At the same time, unexamined optimism collapses under scrutiny. The world does not automatically bend toward justice. Love does not guarantee happiness. Wealth does not secure belonging. Faith does not eliminate doubt.
Classic fiction invites readers into a more difficult posture: lucid hope. This is a hope that looks directly at suffering, inequality, and failure—and persists anyway, though in altered form.
Candide cultivates his garden. Pip learns humility. Alyosha continues loving. Valjean forgives. Even Gatsby, for all his delusion, represents the indomitable human capacity to imagine a better future.

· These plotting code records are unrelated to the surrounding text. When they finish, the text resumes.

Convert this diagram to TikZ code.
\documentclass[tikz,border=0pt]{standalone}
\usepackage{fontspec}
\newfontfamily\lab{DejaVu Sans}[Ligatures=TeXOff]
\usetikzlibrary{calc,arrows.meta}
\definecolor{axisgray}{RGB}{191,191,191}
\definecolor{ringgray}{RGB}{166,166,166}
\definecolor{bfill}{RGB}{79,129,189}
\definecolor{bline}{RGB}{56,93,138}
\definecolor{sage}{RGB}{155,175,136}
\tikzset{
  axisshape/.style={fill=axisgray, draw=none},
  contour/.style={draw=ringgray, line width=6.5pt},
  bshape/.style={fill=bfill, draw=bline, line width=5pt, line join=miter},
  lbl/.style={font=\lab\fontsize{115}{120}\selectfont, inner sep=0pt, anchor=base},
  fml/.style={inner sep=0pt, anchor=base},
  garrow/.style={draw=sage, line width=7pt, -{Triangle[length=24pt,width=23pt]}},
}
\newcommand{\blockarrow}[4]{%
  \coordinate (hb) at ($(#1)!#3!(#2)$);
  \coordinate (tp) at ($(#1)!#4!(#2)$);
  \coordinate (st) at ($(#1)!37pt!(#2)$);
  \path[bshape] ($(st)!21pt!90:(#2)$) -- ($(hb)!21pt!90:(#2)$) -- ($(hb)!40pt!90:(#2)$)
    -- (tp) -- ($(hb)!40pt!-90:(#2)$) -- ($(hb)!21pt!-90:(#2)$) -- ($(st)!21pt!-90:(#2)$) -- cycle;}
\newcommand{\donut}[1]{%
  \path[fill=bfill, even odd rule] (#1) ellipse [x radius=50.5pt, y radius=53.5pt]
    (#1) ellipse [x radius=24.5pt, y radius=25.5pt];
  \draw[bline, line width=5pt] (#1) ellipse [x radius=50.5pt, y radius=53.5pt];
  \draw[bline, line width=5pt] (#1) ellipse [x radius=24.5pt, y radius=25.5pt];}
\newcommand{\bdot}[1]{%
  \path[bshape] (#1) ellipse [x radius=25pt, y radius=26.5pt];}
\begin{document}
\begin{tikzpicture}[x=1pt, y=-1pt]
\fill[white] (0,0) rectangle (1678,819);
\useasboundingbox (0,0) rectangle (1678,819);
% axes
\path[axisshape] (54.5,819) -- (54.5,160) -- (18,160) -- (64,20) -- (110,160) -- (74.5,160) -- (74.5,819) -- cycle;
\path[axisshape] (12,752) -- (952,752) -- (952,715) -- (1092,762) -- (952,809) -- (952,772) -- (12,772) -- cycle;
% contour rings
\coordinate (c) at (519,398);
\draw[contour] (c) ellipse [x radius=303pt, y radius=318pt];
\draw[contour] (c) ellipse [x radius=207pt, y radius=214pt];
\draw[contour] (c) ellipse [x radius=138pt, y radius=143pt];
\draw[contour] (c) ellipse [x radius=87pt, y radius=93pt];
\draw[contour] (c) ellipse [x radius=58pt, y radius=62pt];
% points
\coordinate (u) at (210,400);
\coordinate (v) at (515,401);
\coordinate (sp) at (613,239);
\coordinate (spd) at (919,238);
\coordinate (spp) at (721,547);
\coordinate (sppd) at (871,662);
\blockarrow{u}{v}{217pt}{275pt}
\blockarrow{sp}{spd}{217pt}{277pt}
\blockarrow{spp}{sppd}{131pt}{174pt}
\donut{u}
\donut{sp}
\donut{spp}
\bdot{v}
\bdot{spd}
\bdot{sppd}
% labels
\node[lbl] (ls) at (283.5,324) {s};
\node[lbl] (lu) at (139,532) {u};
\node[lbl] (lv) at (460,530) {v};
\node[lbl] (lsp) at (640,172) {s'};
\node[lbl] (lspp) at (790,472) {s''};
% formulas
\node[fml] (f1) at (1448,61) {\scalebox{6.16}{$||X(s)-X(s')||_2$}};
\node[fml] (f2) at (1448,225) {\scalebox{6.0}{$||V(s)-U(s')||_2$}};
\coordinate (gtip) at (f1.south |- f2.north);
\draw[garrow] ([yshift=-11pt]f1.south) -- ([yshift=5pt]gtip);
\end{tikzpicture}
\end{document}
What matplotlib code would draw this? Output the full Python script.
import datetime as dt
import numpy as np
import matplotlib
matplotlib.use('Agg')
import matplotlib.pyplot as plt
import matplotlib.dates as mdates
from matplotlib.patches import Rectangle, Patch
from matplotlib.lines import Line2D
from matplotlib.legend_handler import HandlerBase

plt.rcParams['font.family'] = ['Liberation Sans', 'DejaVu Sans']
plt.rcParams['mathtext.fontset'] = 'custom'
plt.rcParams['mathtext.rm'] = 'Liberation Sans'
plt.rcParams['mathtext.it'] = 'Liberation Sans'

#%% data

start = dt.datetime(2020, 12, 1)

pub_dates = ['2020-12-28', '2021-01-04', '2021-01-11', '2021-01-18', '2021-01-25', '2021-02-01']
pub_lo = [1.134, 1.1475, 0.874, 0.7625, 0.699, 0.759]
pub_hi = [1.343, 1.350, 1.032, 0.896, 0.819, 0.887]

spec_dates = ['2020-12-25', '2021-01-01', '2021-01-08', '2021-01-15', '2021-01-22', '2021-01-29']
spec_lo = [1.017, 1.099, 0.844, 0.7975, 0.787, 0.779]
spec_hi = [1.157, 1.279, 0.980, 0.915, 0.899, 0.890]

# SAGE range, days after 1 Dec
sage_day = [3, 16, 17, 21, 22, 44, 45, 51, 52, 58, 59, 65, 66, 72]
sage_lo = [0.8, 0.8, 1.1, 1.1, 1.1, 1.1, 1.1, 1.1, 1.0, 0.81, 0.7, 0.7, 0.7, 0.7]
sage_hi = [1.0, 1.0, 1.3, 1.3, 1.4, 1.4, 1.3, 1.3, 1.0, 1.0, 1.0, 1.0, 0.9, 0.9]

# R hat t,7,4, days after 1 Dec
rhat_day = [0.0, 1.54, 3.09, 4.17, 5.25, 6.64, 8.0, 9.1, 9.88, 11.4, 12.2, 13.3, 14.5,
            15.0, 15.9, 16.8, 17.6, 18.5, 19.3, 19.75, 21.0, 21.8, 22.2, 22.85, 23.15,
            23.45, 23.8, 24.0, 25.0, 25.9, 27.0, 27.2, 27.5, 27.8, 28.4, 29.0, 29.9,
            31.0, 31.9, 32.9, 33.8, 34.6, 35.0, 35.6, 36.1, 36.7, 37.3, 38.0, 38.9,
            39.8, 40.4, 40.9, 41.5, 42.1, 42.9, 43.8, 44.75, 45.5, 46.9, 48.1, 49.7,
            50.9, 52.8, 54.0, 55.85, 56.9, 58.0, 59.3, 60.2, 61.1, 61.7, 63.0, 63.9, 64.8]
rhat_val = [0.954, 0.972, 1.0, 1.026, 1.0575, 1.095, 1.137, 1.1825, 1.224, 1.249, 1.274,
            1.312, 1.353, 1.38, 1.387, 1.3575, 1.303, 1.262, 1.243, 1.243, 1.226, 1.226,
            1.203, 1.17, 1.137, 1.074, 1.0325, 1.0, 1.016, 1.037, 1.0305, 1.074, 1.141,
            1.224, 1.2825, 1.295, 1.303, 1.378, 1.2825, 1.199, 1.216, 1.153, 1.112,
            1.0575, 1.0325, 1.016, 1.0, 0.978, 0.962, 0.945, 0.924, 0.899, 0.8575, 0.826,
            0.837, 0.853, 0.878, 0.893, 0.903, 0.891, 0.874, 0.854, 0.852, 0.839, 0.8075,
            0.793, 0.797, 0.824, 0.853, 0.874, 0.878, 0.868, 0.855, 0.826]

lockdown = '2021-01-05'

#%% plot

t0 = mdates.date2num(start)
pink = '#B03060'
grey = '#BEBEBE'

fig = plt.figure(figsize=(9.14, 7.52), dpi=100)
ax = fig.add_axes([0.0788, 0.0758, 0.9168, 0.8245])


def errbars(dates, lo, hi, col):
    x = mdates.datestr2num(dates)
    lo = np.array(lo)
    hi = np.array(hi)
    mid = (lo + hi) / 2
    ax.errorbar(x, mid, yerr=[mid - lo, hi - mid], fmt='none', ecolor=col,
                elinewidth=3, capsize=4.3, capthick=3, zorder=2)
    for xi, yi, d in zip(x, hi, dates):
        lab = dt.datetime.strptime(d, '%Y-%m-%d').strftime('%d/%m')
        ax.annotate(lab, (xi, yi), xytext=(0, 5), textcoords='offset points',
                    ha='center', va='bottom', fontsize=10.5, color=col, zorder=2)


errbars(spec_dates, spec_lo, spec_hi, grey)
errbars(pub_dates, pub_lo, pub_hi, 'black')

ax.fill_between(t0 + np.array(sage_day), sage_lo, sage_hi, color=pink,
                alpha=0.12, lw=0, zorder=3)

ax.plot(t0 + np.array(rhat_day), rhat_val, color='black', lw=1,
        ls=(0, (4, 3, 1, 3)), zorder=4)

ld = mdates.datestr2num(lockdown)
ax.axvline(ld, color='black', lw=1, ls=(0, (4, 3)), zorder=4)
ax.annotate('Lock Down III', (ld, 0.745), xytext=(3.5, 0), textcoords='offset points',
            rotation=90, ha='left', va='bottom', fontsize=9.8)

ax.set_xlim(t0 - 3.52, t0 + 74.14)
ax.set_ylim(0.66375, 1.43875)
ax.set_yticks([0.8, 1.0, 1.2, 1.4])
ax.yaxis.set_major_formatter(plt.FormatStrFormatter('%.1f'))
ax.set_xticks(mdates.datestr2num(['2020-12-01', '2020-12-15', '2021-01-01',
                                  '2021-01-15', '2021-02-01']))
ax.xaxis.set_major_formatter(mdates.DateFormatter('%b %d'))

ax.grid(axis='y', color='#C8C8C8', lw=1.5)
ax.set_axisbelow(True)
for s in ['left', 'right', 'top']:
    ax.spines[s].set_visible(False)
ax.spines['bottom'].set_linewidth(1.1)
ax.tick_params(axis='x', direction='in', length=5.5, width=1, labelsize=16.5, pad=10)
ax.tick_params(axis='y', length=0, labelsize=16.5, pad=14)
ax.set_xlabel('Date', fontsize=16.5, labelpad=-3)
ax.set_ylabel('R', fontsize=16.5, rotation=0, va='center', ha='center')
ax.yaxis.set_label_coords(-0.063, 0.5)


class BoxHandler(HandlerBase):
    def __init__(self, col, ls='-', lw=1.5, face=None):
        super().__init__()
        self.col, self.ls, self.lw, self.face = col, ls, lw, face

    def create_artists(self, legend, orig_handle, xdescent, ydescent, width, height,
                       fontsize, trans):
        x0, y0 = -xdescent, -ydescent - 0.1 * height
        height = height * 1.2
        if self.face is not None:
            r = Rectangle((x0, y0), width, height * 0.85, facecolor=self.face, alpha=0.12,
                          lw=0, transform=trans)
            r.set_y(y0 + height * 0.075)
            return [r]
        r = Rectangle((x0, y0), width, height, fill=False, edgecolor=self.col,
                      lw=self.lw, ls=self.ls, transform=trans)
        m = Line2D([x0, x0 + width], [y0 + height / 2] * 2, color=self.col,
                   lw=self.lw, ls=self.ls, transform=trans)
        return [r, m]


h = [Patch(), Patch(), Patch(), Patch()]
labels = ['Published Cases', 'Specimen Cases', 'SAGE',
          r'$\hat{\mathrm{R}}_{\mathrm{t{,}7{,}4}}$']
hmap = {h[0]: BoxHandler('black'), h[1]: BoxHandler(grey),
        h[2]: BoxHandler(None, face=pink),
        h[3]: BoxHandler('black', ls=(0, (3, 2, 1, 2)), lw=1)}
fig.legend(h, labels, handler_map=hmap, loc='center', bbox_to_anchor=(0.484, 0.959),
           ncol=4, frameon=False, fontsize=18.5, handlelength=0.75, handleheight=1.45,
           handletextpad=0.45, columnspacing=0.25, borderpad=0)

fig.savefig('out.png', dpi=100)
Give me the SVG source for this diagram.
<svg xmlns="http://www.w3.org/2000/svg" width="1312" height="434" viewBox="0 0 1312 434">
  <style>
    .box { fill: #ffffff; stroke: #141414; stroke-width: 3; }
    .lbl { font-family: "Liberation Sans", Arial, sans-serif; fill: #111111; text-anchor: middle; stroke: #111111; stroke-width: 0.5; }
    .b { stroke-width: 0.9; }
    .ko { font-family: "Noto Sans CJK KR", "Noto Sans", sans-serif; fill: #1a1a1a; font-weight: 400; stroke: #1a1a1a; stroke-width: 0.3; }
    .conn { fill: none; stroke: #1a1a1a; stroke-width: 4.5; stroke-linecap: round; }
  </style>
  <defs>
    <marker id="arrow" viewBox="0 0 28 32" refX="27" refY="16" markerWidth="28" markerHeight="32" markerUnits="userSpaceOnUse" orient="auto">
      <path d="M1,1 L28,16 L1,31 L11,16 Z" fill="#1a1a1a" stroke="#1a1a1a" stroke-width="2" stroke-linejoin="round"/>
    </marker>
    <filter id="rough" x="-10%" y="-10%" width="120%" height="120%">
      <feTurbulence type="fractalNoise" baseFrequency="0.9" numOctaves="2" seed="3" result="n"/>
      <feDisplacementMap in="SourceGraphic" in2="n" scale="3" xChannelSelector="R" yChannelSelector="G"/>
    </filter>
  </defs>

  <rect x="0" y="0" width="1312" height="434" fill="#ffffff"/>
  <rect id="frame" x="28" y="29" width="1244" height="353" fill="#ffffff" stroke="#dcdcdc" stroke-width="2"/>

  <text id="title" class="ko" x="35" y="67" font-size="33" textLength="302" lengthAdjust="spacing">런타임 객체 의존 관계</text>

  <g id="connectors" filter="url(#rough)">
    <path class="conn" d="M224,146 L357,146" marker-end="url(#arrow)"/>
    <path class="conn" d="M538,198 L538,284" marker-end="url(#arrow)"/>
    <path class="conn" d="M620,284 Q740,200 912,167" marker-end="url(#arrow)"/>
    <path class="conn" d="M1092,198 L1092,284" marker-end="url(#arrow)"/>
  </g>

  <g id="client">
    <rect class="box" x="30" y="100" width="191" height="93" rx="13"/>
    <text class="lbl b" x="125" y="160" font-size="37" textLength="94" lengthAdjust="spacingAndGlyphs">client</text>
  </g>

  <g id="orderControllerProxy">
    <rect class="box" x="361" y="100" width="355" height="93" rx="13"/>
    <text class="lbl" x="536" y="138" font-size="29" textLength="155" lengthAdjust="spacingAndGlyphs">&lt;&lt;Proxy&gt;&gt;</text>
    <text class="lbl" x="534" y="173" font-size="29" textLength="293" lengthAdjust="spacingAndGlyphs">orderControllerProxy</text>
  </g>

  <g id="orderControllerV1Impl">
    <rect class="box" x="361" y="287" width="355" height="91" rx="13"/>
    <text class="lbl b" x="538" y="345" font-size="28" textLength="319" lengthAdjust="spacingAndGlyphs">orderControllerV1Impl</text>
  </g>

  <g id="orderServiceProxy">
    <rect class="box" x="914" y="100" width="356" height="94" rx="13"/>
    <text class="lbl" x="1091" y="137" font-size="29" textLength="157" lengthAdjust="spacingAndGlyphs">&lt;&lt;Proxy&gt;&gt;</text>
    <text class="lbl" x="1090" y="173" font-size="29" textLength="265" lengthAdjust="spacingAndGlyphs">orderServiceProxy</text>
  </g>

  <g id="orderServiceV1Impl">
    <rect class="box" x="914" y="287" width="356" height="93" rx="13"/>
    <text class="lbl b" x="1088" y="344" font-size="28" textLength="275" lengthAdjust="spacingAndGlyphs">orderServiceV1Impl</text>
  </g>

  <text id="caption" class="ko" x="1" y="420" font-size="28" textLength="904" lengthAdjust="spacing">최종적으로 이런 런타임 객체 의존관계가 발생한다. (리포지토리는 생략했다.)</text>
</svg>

Conclusion: The Necessary Tension
Optimism versus reality is not a problem to be solved but a tension to be inhabited. Classic novels endure because they refuse to simplify this conflict. They recognize that human beings are creatures of imagination living in a resistant world.
We dream. We plan. We believe. We construct narratives about who we are and where we are going. Reality interrupts, contradicts, humbles.
Yet without optimism, literature itself would not exist. The act of storytelling presumes that experience can be shaped into meaning. At the same time, without attention to reality, literature would dissolve into fantasy.
The greatest classic fiction lives precisely at this crossroads. It acknowledges suffering without surrendering to nihilism. It critiques illusion without extinguishing aspiration. It reminds us that wisdom lies not in choosing optimism over reality—or reality over optimism—but in holding them in productive, painful, and ultimately human balance.